6. Long Cove (Hilton Head Island)
7. Chechessee Creek (Okatie)
8. Secession (Beaufort)
9. CC of Charleston (Charleston)
10. Sage Valley (Graniteville)
11. May River – Palmetto Bluff (Bluffton)
12. The Dunes (Myrtle Beach) [P]
13. Kiawah Island – River (Kiawah Island)
14. Bulls Bay (Awendaw)
15. Caledonia (Pawleys Island) [P]
16. Kiawah Island – Cassique (Kiawah Island)
17. Greenville – Chanticleer (Greenville)
18. Camden (Camden)
19. Old Tabby Links (Okatie)
20. Musgrove Mill (Clinton)
How we rank our courses
For GOLF’s course rankings lists, each panelist is provided a list of hundreds of courses and “buckets,” or groupings. If they believe the course to be among the best in its category (World, U.S. Value, etc.), they check the corresponding box to place it in a specific bucket. Panelists are also free to write in courses they felt should have been included on the ballot. Points were assigned to each bucket; to arrive at an average score for each course, we divide its aggregate score by the number of votes. From those point tallies, the courses are then ranked accordingly.

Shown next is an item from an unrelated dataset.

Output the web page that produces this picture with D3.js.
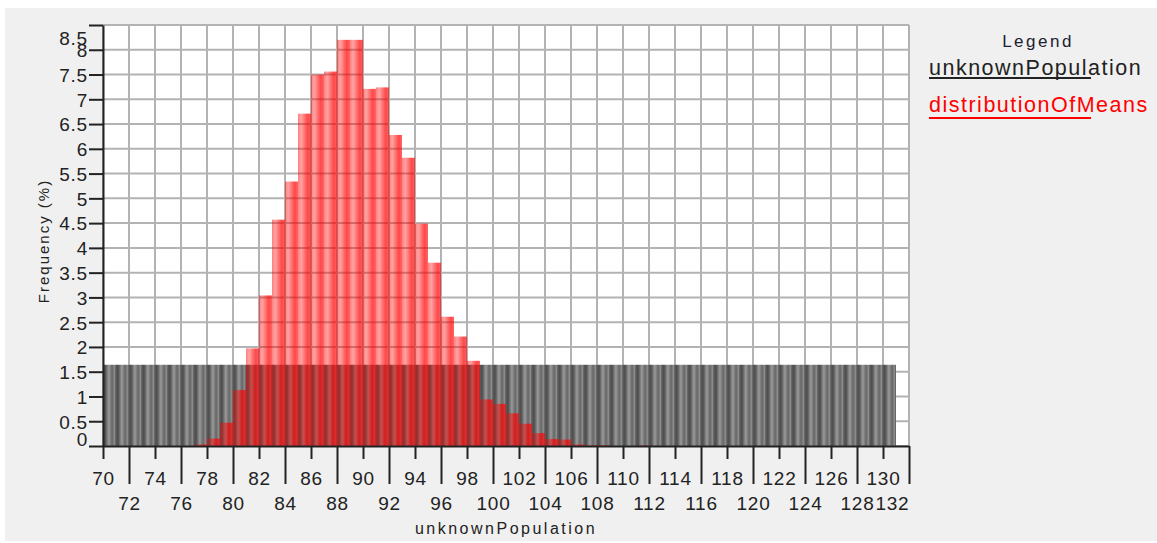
<!DOCTYPE html>
<html lang="en">
<head>
    <meta charset="UTF-8">
    <title>unknownPopulation vs distributionOfMeans</title>
    <style>
        body {
            margin: 0;
            background: #ffffff;
            font-family: 'Liberation Sans', Arial, sans-serif;
        }
        .grid line {
            stroke: #b3b3b3;
            stroke-width: 2px;
        }
        .axis path, .axis line {
            stroke: #222;
            stroke-width: 2px;
        }
        .axis text {
            font-family: 'Liberation Sans', Arial, sans-serif;
            font-size: 19px;
            fill: #222;
            letter-spacing: 0.8px;
        }
    </style>
    <script src="https://d3js.org/d3.v7.min.js"></script>
</head>
<body>
<svg id="chart" width="1157" height="543"></svg>
<script>
    // histogram bins (left edge of each 1-unit bin) and frequencies in %
    const popBins = [70, 71, 72, 73, 74, 75, 76, 77, 78, 79, 80, 81, 82, 83, 84, 85, 86, 87, 88, 89,
        90, 91, 92, 93, 94, 95, 96, 97, 98, 99, 100, 101, 102, 103, 104, 105, 106, 107, 108, 109,
        110, 111, 112, 113, 114, 115, 116, 117, 118, 119, 120, 121, 122, 123, 124, 125, 126, 127, 128, 129, 130];
    const popValues = [1.64, 1.64, 1.64, 1.64, 1.64, 1.64, 1.64, 1.64, 1.64, 1.64, 1.64, 1.64, 1.64, 1.64, 1.64, 1.64,
        1.64, 1.64, 1.64, 1.64, 1.64, 1.64, 1.64, 1.64, 1.64, 1.64, 1.64, 1.64, 1.64, 1.64, 1.64, 1.64,
        1.64, 1.64, 1.64, 1.64, 1.64, 1.64, 1.64, 1.64, 1.64, 1.64, 1.64, 1.64, 1.64, 1.64, 1.64, 1.64,
        1.64, 1.64, 1.64, 1.64, 1.64, 1.64, 1.64, 1.64, 1.64, 1.64, 1.64, 1.64, 1.64];

    const meanBins = [77, 78, 79, 80, 81, 82, 83, 84, 85, 86, 87, 88, 89, 90, 91, 92, 93, 94, 95, 96,
        97, 98, 99, 100, 101, 102, 103, 104, 105, 106, 107, 108, 111];
    const meanValues = [0.03, 0.15, 0.47, 1.13, 1.97, 3.04, 4.57, 5.34, 6.71, 7.50, 7.56, 8.20, 8.20, 7.21, 7.24, 6.28,
        5.82, 4.49, 3.70, 2.61, 2.21, 1.72, 0.94, 0.85, 0.66, 0.45, 0.26, 0.14, 0.13, 0.03, 0.01, 0.015, 0.01];

    const xTicks = [70, 72, 74, 76, 78, 80, 82, 84, 86, 88, 90, 92, 94, 96, 98, 100, 102, 104, 106, 108,
        110, 112, 114, 116, 118, 120, 122, 124, 126, 128, 130, 132];
    const yTicks = [0, 0.5, 1, 1.5, 2, 2.5, 3, 3.5, 4, 4.5, 5, 5.5, 6, 6.5, 7, 7.5, 8, 8.5];

    const svg = d3.select("#chart");

    // grey panel
    svg.append("rect")
        .attr("x", 5).attr("y", 8)
        .attr("width", 1152).attr("height", 533)
        .attr("fill", "#f0f0f0");

    const x = d3.scaleLinear().domain([70, 132]).range([103, 909]);
    const y = d3.scaleLinear().domain([0, 8.5]).range([446, 25]);

    // gradients for the striped bar look
    const defs = svg.append("defs");
    const grey = defs.append("linearGradient").attr("id", "greyGrad");
    [["0%", "#5c5c5c"], ["15%", "#4c4c4c"], ["45%", "#9a9a9a"], ["70%", "#666"], ["88%", "#8c8c8c"], ["100%", "#585858"]]
        .forEach(s => grey.append("stop").attr("offset", s[0]).attr("stop-color", s[1]));
    const red = defs.append("linearGradient").attr("id", "redGrad");
    [["0%", 0.5], ["25%", 0.36], ["75%", 0.72], ["100%", 0.6]]
        .forEach(s => red.append("stop").attr("offset", s[0]).attr("stop-color", "#ff0000").attr("stop-opacity", s[1]));

    // plot area
    svg.append("rect")
        .attr("x", x(70)).attr("y", y(8.5))
        .attr("width", x(132) - x(70)).attr("height", y(0) - y(8.5))
        .attr("fill", "#fff");

    const grid = svg.append("g").attr("class", "grid");
    grid.selectAll(".h").data(yTicks).join("line")
        .attr("x1", x(70)).attr("x2", x(132))
        .attr("y1", d => y(d)).attr("y2", d => y(d));
    grid.selectAll(".v").data(xTicks).join("line")
        .attr("x1", d => x(d)).attr("x2", d => x(d))
        .attr("y1", y(8.5)).attr("y2", y(0));

    // unknownPopulation bars
    svg.append("g").selectAll("rect").data(popBins).join("rect")
        .attr("x", d => x(d))
        .attr("width", d => x(d + 1) - x(d))
        .attr("y", (d, i) => y(popValues[i]))
        .attr("height", (d, i) => y(0) - y(popValues[i]))
        .attr("fill", "url(#greyGrad)");

    // distributionOfMeans bars
    svg.append("g").selectAll("rect").data(meanBins).join("rect")
        .attr("x", d => x(d))
        .attr("width", d => x(d + 1) - x(d))
        .attr("y", (d, i) => y(meanValues[i]))
        .attr("height", (d, i) => y(0) - y(meanValues[i]))
        .attr("fill", "url(#redGrad)");

    // y axis
    const yAxis = svg.append("g")
        .attr("class", "axis")
        .attr("transform", `translate(${x(70)},0)`)
        .call(d3.axisLeft(y).tickValues(yTicks).tickSize(14).tickSizeOuter(0).tickPadding(1)
            .tickFormat(d => d));
    yAxis.selectAll("text")
        .attr("dy", d => d === 8.5 ? "1.0em" : (d === 0 ? "-0.05em" : "0.36em"));

    // x axis, labels alternate between two rows
    const xAxis = svg.append("g")
        .attr("class", "axis")
        .attr("transform", `translate(0,${y(0)})`)
        .call(d3.axisBottom(x).tickValues(xTicks).tickSize(13).tickSizeOuter(0));
    xAxis.selectAll(".tick line")
        .attr("y2", (d, i) => i % 2 ? 38 : 13);
    xAxis.selectAll(".tick text")
        .attr("dy", 0)
        .attr("y", (d, i) => i % 2 ? 64 : 39)
        .attr("text-anchor", d => d === 132 ? "end" : "middle")
        .attr("dx", d => d === 132 ? 0 : 0);

    // axis titles
    svg.append("text")
        .attr("x", 506).attr("y", 534)
        .attr("text-anchor", "middle")
        .style("font-size", "16px")
        .style("letter-spacing", "2.5px")
        .attr("fill", "#222")
        .text("unknownPopulation");

    svg.append("text")
        .attr("transform", "translate(49,241) rotate(-90)")
        .attr("text-anchor", "middle")
        .style("font-size", "15px")
        .style("letter-spacing", "2px")
        .attr("fill", "#222")
        .text("Frequency (%)");

    // legend
    svg.append("text")
        .attr("x", 1038).attr("y", 47)
        .attr("text-anchor", "middle")
        .style("font-size", "17px")
        .style("letter-spacing", "2.5px")
        .attr("fill", "#202030")
        .text("Legend");

    const legendItems = [
        {name: "unknownPopulation", color: "#222"},
        {name: "distributionOfMeans", color: "#ff0000"}
    ];
    const lg = svg.append("g").selectAll("g").data(legendItems).join("g")
        .attr("transform", (d, i) => `translate(929,${75 + i * 37})`);
    lg.append("text")
        .style("font-size", "21.5px")
        .style("letter-spacing", "1.5px")
        .attr("fill", d => d.color)
        .text(d => d.name);
    lg.append("line")
        .attr("x1", 0).attr("x2", 162)
        .attr("y1", d => d.color === "#222" ? 3 : 6).attr("y2", d => d.color === "#222" ? 3 : 6)
        .attr("stroke", d => d.color)
        .attr("stroke-width", 2);
</script>
</body>
</html>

The key to the process is the experience and expertise of our panel. Hailing from 15 nations and all the worldwide golf meccas, each of our 115 handpicked panelists has a keen eye for architecture, both regionally and globally. Many of our panelists have played more than 1,000 courses in 20-plus countries.

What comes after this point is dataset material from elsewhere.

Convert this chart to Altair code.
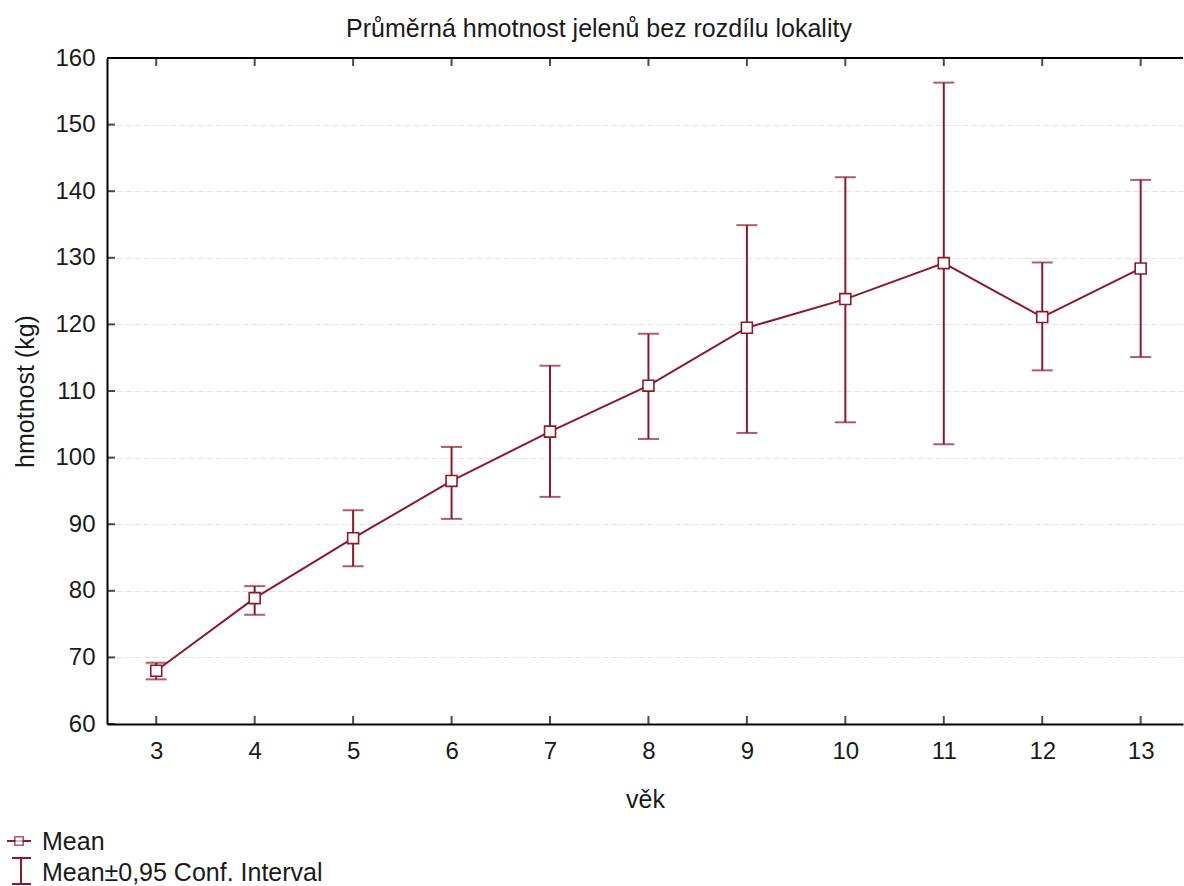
import altair as alt
import pandas as pd

ages = [3, 4, 5, 6, 7, 8, 9, 10, 11, 12, 13]
means = [68.0, 78.9, 87.9, 96.5, 103.9, 110.8, 119.5, 123.8, 129.2, 121.1, 128.4]
lower = [66.7, 76.4, 83.7, 90.8, 94.1, 102.8, 103.7, 105.3, 102.0, 113.1, 115.1]
upper = [69.2, 80.7, 92.1, 101.6, 113.8, 118.6, 134.9, 142.1, 156.3, 129.3, 141.7]
y_ticks = [60, 70, 80, 90, 100, 110, 120, 130, 140, 150, 160]
legend_labels = ["Mean", "Mean\u00b10,95 Conf. Interval"]

RED = "#8a1a2b"
FONT = "Liberation Sans"
TXT = "#1a1a1a"
W, H = 1076, 666

df = pd.DataFrame({"age": ages, "mean": means, "lower": lower, "upper": upper})
ticks_df = pd.DataFrame({"v": y_ticks})
one = pd.DataFrame({"k": [0]})

xs = alt.Scale(domain=[2.5, 13.43], nice=False, zero=False)
ys = alt.Scale(domain=[60, 160], nice=False, zero=False)

x_enc = alt.X("age:Q", scale=xs, title="věk",
              axis=alt.Axis(values=ages, ticks=False, grid=False, labelPadding=15,
                            titlePadding=24, format="d"))
y_enc = alt.Y("mean:Q", scale=ys, title="hmotnost (kg)",
              axis=alt.Axis(values=y_ticks, ticks=False, grid=True, labelPadding=12,
                            titlePadding=16))

base = alt.Chart(df)

line = base.mark_line(color=RED, strokeWidth=2).encode(x=x_enc, y=y_enc)
rules = base.mark_rule(color=RED, strokeWidth=2).encode(
    x=alt.X("age:Q", scale=xs), y=alt.Y("lower:Q", scale=ys), y2="upper:Q")
cap_lo = base.mark_tick(color=RED, orient="horizontal", size=21, thickness=2).encode(
    x=alt.X("age:Q", scale=xs), y=alt.Y("lower:Q", scale=ys))
cap_hi = base.mark_tick(color=RED, orient="horizontal", size=21, thickness=2).encode(
    x=alt.X("age:Q", scale=xs), y=alt.Y("upper:Q", scale=ys))
pts = base.mark_point(shape="square", filled=True, fill="white",
                      stroke=RED, strokeWidth=1.6, size=120, opacity=1).encode(
    x=alt.X("age:Q", scale=xs), y=alt.Y("mean:Q", scale=ys))

# inward ticks on bottom, top, left
tb = base.mark_tick(color="black", orient="vertical", size=8, thickness=2).encode(
    x=alt.X("age:Q", scale=xs), y=alt.value(H - 4))
tt = base.mark_tick(color="black", orient="vertical", size=8, thickness=2).encode(
    x=alt.X("age:Q", scale=xs), y=alt.value(4))
tl = alt.Chart(ticks_df).mark_tick(color="black", orient="horizontal", size=8, thickness=2).encode(
    y=alt.Y("v:Q", scale=ys), x=alt.value(4))
top_line = alt.Chart(one).mark_rule(color="black", strokeWidth=2).encode(
    x=alt.value(0), x2=alt.value(W), y=alt.value(0))

# legend (below plot)
leg_t1 = alt.Chart(one).mark_text(align="left", baseline="middle", font=FONT, fontSize=25,
                                  color=TXT, text=legend_labels[0]).encode(
    x=alt.value(-65), y=alt.value(784))
leg_t2 = alt.Chart(one).mark_text(align="left", baseline="middle", font=FONT, fontSize=25,
                                  color=TXT, text=legend_labels[1]).encode(
    x=alt.value(-65), y=alt.value(815))
leg_sym_line = alt.Chart(one).mark_rule(color=RED, strokeWidth=2).encode(
    x=alt.value(-100), x2=alt.value(-76), y=alt.value(783))
leg_sym_sq = alt.Chart(one).mark_point(shape="square", filled=True, fill="white",
                                       stroke=RED, strokeWidth=1.6, size=70).encode(
    x=alt.value(-88), y=alt.value(783))
leg_sym_v = alt.Chart(one).mark_rule(color=RED, strokeWidth=2).encode(
    x=alt.value(-86), y=alt.value(800), y2=alt.value(826))
leg_sym_c1 = alt.Chart(one).mark_rule(color=RED, strokeWidth=2).encode(
    x=alt.value(-95), x2=alt.value(-76), y=alt.value(800))
leg_sym_c2 = alt.Chart(one).mark_rule(color=RED, strokeWidth=2).encode(
    x=alt.value(-95), x2=alt.value(-76), y=alt.value(826))

chart = alt.layer(
    line, rules, cap_lo, cap_hi, pts, tb, tt, tl, top_line,
    leg_t1, leg_t2, leg_sym_line, leg_sym_sq, leg_sym_v, leg_sym_c1, leg_sym_c2
).properties(
    width=W, height=H,
    title=alt.TitleParams("Průměrná hmotnost jelenů bez rozdílu lokality", anchor="middle",
                          font=FONT, fontSize=25, fontWeight="normal", color=TXT,
                          offset=4, dx=-46),
    autosize=alt.AutoSizeParams(type="none"),
    padding={"left": 107, "top": 58, "right": 1, "bottom": 162},
    background="white",
).configure_view(stroke=None).configure_axis(
    labelFont=FONT, titleFont=FONT, labelFontSize=24, titleFontSize=25,
    labelColor=TXT, titleColor=TXT, titleFontWeight="normal",
    domainColor="black", domainWidth=2, gridColor="#e3e3e3", gridWidth=1, gridDash=[6, 3],
)

chart.save("out.html", embed_options={"renderer": "svg", "actions": False})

Because we don’t prescribe a set method to assess courses as other ranks do, no one opinion carries the day — our rank is a democracy. Some panelists believe that enjoyment is the ultimate goal, and thus prioritize design attributes such as width and playing angles, while frowning on upon having to constantly hunt for balls in thick rough. Other panelists value challenge and the demands of hitting every club in the bag. Still others consider a course’s surroundings and overall environment of paramount importance, thereby emphasizing the setting and naturalness of the course. In the end, allowing raters to freely express their tastes is what produces the desired eclecticism in our Top 100 lists.
Panelist integrity is vital. Voters with any ties or associations to eligible courses must flag such conflicts. Panelists also know not to let the quality of their play influence their ballot — same for a luxe experience or clubhouse. While opulence may make for a more a memorable outing, it’s not what GOLF’s course lists are about. Our focus is on design and architecture. We study the course, not the trappings around it.